The justices currently are considering whether the Trump administration skirted the law when trying to end the Obama-era program protecting young immigrant “dreamers” from deportation. They have accepted cases in which Trump has sued to block release of his financial records to prosecutors and congressional committees.

And they’ve been asked to fast-track efforts that once again challenge the legality of the Affordable Care Act, President Barack Obama’s landmark health care legislation, the elimination of which has been a priority for Trump and other conservatives.

Almost surely headed to the high court is the issue of whether the judiciary has a role to play when the executive branch defies congressional subpoena.

Such cases are another reason for Roberts to be cautious in his role overseeing the impeachment trial, said former Sen. Trent Lott, who served as majority leader during Clinton’s impeachment.

For instance, Lott said, Trump might try to block testimony at the Senate trial from current or former administration officials through a claim of executive privilege.

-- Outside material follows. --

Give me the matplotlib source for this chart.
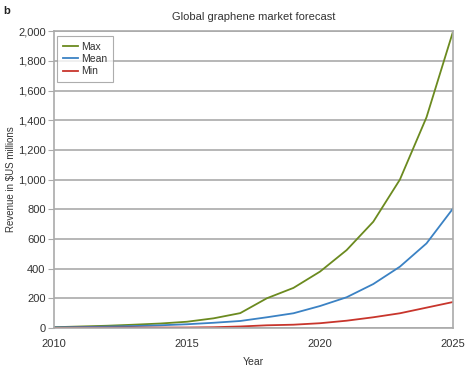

“You don’t want to wade into that. He might end up having to rule in the Supreme Court,” the Mississippi Republican said of the chief justice.

Lott recalled that at the conclusion of Clinton’s five-week proceedings, senators were so appreciative of Rehnquist’s low-profile performance that they rose to give him a standing ovation and presented him with a “Golden Gavel,” awarded by Senate tradition to those who have presided over the body for 100 hours.

“I am not sure it quite reached 100 hours, but it is close enough,” Lott said at the time.

Rehnquist responded: “It seemed like it.”